= Data =
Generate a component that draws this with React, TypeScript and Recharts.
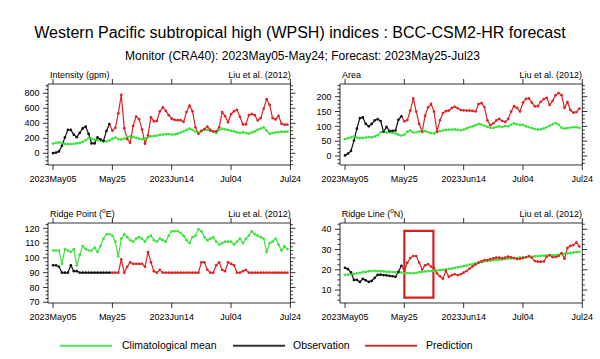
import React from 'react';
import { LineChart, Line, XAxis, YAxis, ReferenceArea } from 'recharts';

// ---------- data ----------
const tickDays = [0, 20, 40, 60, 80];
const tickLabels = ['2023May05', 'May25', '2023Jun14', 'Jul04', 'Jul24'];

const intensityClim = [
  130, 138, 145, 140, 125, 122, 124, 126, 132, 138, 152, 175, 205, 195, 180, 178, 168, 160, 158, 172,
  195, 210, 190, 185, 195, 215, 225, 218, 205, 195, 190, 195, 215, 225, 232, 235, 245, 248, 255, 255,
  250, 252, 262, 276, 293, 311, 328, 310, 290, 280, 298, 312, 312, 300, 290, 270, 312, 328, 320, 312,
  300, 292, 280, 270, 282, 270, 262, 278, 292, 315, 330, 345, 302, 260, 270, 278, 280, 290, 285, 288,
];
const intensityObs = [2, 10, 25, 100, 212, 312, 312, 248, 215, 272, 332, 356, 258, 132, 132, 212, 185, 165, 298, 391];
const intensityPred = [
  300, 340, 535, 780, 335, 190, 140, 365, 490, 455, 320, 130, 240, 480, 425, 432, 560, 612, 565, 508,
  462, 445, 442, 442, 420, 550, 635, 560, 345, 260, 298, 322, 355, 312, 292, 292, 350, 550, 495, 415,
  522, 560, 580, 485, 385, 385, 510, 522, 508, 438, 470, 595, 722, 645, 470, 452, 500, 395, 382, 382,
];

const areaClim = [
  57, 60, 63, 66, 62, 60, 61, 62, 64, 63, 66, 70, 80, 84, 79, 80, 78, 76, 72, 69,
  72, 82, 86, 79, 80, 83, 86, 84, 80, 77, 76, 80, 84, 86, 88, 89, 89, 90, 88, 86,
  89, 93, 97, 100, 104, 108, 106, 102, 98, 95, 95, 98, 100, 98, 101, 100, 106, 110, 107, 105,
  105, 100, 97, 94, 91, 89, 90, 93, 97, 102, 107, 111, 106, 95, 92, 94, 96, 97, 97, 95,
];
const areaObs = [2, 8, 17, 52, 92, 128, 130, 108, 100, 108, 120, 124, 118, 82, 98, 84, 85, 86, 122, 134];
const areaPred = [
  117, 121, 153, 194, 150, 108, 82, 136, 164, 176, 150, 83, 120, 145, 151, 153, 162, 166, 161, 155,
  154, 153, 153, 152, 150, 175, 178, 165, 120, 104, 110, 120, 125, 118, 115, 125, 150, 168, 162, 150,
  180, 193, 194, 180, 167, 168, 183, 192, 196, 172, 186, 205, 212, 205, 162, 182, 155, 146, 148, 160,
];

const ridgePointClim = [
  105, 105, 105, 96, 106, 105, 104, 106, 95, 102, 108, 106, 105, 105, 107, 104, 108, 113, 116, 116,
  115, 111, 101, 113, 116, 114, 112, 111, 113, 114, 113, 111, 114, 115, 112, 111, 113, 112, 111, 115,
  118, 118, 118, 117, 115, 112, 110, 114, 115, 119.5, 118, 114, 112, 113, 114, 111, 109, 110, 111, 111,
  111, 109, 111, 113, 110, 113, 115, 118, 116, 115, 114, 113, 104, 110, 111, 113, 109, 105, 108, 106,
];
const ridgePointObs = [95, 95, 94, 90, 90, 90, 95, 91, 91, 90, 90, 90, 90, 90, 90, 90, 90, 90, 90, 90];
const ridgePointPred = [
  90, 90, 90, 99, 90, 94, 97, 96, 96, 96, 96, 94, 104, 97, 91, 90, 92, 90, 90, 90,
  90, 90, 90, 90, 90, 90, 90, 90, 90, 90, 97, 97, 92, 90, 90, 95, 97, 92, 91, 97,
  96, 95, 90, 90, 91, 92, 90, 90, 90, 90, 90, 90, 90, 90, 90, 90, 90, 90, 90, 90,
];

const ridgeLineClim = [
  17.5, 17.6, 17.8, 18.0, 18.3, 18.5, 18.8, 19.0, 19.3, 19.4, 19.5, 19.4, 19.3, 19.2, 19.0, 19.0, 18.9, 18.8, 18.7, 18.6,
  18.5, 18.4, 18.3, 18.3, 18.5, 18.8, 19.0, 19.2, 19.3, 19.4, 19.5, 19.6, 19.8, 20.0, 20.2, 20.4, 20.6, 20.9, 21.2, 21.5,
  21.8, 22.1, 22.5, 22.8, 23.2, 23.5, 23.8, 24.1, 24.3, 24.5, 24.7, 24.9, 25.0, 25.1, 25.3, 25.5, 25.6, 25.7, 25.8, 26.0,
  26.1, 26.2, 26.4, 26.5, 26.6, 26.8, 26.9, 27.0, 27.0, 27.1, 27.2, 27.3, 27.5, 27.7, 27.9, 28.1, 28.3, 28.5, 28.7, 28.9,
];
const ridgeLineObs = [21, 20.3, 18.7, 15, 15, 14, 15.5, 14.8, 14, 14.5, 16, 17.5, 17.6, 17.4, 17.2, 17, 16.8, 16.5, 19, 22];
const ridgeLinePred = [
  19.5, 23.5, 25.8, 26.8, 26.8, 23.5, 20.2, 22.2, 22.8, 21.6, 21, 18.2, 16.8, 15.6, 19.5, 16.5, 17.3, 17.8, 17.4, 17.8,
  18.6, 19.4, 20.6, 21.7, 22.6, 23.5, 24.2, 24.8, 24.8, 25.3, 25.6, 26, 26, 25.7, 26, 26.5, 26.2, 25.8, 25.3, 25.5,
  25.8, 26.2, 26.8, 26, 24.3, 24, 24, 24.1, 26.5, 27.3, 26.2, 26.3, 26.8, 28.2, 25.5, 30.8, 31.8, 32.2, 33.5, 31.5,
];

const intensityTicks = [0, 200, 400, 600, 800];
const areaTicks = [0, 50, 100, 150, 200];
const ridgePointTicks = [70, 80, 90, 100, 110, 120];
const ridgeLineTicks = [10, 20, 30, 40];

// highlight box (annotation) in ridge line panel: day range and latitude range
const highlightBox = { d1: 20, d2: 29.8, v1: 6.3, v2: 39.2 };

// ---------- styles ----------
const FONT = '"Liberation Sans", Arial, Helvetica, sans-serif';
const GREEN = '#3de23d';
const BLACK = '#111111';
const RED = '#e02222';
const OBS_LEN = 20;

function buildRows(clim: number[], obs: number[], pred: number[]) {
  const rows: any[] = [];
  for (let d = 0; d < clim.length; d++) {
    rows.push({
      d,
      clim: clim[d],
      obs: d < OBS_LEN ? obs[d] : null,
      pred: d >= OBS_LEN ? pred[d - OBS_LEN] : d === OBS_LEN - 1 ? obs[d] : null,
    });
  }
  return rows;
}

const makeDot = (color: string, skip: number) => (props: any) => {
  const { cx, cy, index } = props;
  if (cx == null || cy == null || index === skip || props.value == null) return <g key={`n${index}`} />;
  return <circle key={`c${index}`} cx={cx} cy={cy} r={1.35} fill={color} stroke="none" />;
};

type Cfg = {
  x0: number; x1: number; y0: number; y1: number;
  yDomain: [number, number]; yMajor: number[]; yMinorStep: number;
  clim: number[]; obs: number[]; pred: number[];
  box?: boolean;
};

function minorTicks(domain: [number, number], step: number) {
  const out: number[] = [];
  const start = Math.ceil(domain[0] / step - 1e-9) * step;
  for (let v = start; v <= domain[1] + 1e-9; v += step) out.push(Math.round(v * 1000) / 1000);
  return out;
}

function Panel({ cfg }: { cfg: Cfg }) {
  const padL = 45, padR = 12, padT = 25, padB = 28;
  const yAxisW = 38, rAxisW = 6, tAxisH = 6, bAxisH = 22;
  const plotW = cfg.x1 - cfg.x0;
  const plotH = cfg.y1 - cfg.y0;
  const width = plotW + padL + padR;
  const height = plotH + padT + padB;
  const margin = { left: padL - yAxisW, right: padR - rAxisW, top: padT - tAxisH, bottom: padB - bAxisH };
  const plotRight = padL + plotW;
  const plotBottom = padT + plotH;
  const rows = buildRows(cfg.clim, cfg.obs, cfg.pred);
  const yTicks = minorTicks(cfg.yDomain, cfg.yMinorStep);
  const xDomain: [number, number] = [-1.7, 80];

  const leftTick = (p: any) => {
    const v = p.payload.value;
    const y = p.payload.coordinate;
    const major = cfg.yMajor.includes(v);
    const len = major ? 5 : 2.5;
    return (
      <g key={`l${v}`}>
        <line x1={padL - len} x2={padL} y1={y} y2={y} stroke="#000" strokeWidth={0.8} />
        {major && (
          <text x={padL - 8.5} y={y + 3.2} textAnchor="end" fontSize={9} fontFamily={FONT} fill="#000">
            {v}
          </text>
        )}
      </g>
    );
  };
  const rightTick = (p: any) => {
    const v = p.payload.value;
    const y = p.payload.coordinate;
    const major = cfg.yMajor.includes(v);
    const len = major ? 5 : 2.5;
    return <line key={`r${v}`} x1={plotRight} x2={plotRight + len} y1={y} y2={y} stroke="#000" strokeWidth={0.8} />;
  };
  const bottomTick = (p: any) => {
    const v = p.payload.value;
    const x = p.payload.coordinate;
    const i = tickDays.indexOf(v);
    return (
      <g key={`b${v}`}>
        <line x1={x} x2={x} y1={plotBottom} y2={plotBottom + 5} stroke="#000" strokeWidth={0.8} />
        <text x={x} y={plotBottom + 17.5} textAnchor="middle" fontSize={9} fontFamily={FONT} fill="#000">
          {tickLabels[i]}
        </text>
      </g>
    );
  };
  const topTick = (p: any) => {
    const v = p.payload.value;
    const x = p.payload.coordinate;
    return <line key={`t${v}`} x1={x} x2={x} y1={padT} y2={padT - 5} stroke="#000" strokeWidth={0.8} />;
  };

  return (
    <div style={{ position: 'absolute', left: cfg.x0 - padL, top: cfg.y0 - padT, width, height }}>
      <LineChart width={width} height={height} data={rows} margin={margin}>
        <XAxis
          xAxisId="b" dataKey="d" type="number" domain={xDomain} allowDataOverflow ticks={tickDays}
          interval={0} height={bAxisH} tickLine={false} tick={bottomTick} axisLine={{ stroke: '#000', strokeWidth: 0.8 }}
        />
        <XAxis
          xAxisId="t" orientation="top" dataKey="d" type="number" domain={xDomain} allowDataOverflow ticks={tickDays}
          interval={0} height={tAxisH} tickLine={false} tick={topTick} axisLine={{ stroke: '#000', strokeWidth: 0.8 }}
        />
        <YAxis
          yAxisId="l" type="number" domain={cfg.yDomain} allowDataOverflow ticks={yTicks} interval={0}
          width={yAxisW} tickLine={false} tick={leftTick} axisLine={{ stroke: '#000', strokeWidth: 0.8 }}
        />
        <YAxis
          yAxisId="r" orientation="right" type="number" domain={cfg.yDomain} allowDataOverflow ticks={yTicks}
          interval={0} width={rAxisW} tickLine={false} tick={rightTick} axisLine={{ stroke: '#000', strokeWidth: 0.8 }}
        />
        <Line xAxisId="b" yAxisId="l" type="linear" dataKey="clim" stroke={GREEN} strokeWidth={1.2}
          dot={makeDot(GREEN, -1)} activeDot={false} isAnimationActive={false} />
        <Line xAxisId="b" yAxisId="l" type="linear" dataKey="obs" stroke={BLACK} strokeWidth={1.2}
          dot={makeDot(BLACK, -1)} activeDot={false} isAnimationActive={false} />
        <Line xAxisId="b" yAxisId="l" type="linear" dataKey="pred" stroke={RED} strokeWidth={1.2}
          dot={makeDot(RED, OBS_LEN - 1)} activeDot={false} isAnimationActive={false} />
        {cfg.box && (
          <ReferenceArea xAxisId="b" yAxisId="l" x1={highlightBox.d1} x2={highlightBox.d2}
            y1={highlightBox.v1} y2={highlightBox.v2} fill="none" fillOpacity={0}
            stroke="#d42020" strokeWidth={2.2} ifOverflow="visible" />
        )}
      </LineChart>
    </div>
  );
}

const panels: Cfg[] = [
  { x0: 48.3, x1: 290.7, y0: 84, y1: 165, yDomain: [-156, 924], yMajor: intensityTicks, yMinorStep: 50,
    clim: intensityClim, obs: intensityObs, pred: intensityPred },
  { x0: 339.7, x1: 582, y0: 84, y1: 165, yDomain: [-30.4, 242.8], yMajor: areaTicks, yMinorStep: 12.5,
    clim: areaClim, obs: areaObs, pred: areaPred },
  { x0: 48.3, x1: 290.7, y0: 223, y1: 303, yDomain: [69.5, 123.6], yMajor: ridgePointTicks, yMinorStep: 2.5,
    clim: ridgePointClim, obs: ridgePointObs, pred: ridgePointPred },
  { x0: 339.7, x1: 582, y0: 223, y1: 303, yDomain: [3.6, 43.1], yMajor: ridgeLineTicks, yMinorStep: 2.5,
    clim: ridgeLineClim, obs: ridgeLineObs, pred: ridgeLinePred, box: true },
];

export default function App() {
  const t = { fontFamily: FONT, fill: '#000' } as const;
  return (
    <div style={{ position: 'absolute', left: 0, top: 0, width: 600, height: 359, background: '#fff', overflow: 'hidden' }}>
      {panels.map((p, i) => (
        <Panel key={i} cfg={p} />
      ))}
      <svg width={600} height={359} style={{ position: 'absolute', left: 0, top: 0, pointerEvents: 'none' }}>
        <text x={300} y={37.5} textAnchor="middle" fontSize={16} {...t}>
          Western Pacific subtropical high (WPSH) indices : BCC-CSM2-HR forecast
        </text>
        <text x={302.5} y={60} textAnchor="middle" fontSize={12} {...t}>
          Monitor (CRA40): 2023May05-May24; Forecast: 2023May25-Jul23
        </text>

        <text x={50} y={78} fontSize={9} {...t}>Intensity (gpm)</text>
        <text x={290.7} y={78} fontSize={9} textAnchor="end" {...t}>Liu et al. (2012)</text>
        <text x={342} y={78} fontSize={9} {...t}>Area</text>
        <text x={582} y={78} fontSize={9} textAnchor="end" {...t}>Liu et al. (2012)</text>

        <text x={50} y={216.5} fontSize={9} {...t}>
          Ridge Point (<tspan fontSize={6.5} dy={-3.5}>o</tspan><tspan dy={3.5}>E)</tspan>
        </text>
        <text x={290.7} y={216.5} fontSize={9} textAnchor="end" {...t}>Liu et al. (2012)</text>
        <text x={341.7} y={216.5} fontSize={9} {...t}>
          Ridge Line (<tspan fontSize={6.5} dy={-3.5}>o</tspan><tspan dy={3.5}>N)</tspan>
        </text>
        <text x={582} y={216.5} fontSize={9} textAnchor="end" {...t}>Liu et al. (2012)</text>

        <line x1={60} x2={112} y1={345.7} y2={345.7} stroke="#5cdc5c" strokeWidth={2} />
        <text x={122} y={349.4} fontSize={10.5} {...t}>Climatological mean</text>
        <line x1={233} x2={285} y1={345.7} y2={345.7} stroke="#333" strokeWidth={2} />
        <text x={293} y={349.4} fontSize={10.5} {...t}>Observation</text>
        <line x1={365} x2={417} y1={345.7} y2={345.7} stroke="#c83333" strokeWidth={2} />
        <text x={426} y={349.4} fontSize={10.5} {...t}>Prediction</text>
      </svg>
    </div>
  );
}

= Work to do =
Repeat the lines exactly as they stand, from the opening line of the data through the line with "['2023May05', 'May25', '2023Jun14', 'Jul04', 'Jul24'];". Pictures stay out of the copy.

= Solution to this problem =
Generate a component that draws this with React, TypeScript and Recharts.
import React from 'react';
import { LineChart, Line, XAxis, YAxis, ReferenceArea } from 'recharts';

// ---------- data ----------
const tickDays = [0, 20, 40, 60, 80];
const tickLabels = ['2023May05', 'May25', '2023Jun14', 'Jul04', 'Jul24'];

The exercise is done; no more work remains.